**Work to do**
Below are entries. Give back exactly the lines from the one containing "Convert this chart to D3.js code." through the one containing "const densTicks = [0.00, 0.02, 0.04, 0.06, 0.08];", inclusive, without the pictures.

**Data extract**
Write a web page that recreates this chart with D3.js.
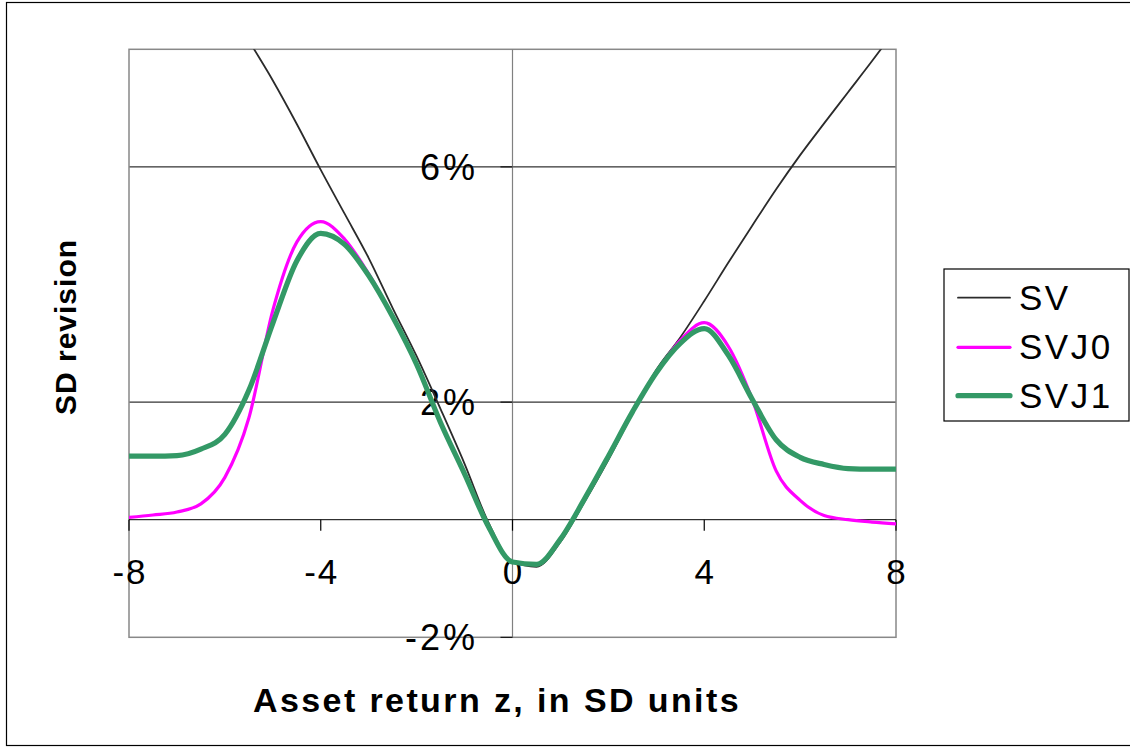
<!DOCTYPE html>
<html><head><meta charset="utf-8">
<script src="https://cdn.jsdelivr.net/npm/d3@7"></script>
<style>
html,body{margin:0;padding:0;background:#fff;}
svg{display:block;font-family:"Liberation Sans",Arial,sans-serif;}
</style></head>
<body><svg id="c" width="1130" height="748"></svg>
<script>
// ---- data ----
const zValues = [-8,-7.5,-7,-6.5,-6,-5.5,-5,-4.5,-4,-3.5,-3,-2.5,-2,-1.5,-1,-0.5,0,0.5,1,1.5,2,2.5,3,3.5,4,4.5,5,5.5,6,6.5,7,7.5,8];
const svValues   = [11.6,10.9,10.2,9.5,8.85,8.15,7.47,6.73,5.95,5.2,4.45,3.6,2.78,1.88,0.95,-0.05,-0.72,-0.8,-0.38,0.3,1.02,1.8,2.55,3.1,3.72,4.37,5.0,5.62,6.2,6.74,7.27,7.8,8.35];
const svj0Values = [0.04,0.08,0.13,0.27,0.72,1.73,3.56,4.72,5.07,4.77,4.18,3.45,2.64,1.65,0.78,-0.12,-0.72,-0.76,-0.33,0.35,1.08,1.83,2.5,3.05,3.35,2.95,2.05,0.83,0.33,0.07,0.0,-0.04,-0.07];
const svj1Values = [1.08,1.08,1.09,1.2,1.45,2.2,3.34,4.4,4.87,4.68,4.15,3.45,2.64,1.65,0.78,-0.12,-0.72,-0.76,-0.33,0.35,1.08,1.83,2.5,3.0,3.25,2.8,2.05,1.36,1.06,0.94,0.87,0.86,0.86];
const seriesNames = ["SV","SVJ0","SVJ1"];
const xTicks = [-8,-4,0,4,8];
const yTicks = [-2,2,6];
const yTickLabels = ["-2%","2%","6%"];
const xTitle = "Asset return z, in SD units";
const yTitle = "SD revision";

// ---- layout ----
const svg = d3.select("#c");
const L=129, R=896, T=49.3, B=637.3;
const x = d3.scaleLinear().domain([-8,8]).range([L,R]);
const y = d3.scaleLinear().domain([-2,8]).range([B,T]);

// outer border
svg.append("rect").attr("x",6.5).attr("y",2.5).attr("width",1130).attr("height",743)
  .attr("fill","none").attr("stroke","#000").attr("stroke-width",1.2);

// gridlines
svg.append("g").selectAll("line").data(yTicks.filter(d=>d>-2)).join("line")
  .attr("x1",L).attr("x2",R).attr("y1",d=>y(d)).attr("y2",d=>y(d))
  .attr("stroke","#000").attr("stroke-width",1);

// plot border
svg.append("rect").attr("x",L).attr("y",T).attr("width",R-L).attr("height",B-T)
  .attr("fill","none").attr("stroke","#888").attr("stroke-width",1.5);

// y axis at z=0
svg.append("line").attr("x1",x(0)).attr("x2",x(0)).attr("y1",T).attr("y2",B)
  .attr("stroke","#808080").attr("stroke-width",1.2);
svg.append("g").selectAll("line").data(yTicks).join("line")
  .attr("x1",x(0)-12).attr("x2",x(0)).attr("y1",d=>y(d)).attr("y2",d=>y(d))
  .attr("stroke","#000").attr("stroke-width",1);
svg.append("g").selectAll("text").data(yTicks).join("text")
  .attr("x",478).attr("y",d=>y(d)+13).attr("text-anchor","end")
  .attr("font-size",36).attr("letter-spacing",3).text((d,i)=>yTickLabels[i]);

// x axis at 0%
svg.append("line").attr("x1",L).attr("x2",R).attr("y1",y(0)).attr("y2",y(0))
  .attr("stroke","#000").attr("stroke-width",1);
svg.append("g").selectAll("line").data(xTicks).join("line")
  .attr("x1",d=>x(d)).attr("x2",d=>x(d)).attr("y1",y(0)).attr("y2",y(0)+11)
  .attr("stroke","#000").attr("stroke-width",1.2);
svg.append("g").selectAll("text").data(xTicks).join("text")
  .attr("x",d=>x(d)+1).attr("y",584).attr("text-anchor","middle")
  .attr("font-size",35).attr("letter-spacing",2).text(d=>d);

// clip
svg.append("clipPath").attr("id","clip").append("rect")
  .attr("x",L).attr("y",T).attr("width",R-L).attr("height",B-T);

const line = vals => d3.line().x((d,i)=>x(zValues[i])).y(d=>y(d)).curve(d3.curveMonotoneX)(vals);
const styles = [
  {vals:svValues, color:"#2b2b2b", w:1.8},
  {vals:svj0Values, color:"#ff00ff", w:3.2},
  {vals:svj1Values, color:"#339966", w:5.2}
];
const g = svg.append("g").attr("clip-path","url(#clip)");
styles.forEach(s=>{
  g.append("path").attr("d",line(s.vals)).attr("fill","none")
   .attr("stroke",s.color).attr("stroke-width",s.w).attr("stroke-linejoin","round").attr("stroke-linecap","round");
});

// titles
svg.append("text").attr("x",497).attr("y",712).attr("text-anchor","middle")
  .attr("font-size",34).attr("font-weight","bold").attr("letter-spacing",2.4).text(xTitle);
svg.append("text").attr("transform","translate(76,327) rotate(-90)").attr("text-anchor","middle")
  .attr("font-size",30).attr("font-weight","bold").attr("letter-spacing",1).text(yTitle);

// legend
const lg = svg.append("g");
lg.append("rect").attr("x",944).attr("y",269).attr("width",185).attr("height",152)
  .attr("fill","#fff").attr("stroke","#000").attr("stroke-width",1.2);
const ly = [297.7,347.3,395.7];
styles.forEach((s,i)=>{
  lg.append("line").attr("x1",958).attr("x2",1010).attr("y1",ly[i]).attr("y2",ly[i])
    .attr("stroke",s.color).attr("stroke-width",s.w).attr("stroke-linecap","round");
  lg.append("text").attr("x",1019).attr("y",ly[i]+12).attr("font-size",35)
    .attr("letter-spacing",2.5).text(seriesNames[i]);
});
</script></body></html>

--

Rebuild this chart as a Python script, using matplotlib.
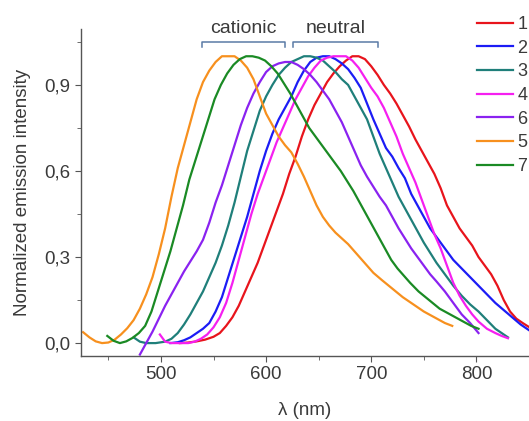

* * *

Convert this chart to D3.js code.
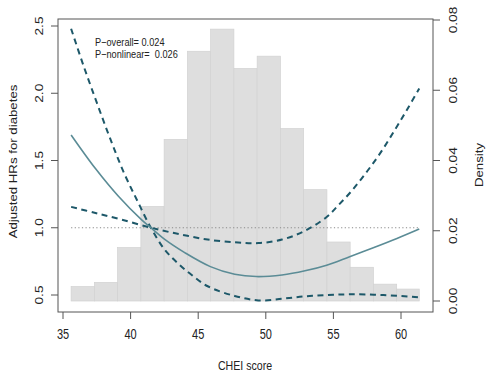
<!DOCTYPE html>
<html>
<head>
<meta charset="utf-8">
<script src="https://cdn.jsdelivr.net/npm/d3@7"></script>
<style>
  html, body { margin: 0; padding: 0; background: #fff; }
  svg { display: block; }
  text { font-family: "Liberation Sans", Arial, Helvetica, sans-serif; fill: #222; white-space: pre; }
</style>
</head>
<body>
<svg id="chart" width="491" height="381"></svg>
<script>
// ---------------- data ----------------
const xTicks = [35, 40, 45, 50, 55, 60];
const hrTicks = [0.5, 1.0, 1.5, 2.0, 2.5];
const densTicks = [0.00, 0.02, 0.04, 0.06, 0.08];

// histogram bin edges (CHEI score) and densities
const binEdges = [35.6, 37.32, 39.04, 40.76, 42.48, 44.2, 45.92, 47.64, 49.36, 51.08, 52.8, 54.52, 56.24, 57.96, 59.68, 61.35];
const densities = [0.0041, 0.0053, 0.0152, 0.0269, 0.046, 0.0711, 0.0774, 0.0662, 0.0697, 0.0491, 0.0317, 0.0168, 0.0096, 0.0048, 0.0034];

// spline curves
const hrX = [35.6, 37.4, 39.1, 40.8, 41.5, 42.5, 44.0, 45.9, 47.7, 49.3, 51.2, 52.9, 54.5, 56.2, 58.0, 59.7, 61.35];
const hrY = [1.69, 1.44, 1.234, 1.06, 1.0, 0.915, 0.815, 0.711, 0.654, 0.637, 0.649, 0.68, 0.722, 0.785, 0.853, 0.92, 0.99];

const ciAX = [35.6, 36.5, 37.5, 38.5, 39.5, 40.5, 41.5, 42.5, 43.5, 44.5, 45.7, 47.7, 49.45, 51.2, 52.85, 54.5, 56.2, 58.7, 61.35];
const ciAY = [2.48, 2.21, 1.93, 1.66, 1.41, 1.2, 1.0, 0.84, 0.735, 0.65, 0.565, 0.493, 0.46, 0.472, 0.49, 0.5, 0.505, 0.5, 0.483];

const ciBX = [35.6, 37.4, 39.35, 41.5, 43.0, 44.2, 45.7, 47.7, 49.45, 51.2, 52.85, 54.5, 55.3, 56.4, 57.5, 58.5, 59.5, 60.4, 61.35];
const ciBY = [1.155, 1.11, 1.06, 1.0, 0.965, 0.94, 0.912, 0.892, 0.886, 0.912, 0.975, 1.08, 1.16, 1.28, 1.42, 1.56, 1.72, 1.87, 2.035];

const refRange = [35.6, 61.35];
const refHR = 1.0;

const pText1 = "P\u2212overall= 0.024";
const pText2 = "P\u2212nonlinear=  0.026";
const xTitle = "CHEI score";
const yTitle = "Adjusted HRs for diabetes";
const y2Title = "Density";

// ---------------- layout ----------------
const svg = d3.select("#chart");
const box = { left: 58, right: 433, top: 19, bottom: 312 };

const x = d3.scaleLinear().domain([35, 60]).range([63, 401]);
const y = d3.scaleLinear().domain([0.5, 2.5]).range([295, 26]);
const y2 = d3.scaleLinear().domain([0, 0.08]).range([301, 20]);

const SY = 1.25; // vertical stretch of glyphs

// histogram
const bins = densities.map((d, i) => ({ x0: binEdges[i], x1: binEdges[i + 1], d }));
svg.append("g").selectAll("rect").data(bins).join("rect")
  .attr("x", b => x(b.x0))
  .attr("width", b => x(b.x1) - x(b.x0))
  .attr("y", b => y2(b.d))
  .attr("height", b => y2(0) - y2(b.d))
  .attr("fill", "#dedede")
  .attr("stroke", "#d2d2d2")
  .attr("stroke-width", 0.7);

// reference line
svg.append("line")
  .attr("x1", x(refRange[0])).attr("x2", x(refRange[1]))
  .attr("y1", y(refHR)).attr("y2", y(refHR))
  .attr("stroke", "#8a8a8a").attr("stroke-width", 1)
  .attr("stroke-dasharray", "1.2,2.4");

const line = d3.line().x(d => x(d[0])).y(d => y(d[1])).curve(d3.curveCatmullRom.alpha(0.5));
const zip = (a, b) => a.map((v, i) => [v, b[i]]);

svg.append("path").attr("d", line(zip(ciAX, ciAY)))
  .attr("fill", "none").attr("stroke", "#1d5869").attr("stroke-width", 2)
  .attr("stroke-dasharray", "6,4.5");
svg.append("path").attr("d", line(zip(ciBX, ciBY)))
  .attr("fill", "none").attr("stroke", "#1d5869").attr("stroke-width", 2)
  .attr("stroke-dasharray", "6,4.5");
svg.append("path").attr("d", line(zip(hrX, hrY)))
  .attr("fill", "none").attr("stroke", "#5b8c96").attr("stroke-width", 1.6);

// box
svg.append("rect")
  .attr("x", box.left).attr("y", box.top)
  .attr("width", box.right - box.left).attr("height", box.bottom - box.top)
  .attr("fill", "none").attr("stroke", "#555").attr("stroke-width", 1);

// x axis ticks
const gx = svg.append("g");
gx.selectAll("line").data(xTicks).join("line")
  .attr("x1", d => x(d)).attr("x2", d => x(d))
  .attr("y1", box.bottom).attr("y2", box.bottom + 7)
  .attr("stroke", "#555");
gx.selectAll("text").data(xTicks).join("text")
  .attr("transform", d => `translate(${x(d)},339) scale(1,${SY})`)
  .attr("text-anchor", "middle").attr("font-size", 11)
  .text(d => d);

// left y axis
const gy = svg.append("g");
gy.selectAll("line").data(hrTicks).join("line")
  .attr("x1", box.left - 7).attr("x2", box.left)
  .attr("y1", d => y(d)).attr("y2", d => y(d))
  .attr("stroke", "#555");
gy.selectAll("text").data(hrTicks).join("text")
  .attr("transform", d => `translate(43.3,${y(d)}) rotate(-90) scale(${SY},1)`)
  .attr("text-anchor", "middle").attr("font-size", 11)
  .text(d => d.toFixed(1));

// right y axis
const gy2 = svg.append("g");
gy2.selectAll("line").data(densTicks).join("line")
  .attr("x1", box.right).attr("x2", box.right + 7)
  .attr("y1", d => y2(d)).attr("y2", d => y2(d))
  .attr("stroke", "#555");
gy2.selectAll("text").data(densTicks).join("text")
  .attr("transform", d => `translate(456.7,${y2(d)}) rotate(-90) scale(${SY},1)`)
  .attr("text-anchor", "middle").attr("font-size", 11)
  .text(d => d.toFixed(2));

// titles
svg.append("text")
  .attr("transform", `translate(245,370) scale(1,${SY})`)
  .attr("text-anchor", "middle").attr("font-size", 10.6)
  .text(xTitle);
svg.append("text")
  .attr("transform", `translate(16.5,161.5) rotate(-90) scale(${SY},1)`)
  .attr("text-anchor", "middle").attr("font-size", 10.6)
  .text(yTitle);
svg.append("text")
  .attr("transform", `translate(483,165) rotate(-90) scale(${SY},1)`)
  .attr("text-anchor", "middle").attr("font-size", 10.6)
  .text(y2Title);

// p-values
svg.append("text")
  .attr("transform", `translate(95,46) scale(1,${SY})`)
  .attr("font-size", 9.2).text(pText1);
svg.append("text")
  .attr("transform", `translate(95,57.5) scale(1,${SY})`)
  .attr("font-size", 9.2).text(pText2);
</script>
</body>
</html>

**Exercise solution**
Convert this chart to D3.js code.
<!DOCTYPE html>
<html>
<head>
<meta charset="utf-8">
<script src="https://cdn.jsdelivr.net/npm/d3@7"></script>
<style>
  html, body { margin: 0; padding: 0; background: #fff; }
  svg { display: block; }
  text { font-family: "Liberation Sans", Arial, Helvetica, sans-serif; fill: #222; white-space: pre; }
</style>
</head>
<body>
<svg id="chart" width="491" height="381"></svg>
<script>
// ---------------- data ----------------
const xTicks = [35, 40, 45, 50, 55, 60];
const hrTicks = [0.5, 1.0, 1.5, 2.0, 2.5];
const densTicks = [0.00, 0.02, 0.04, 0.06, 0.08];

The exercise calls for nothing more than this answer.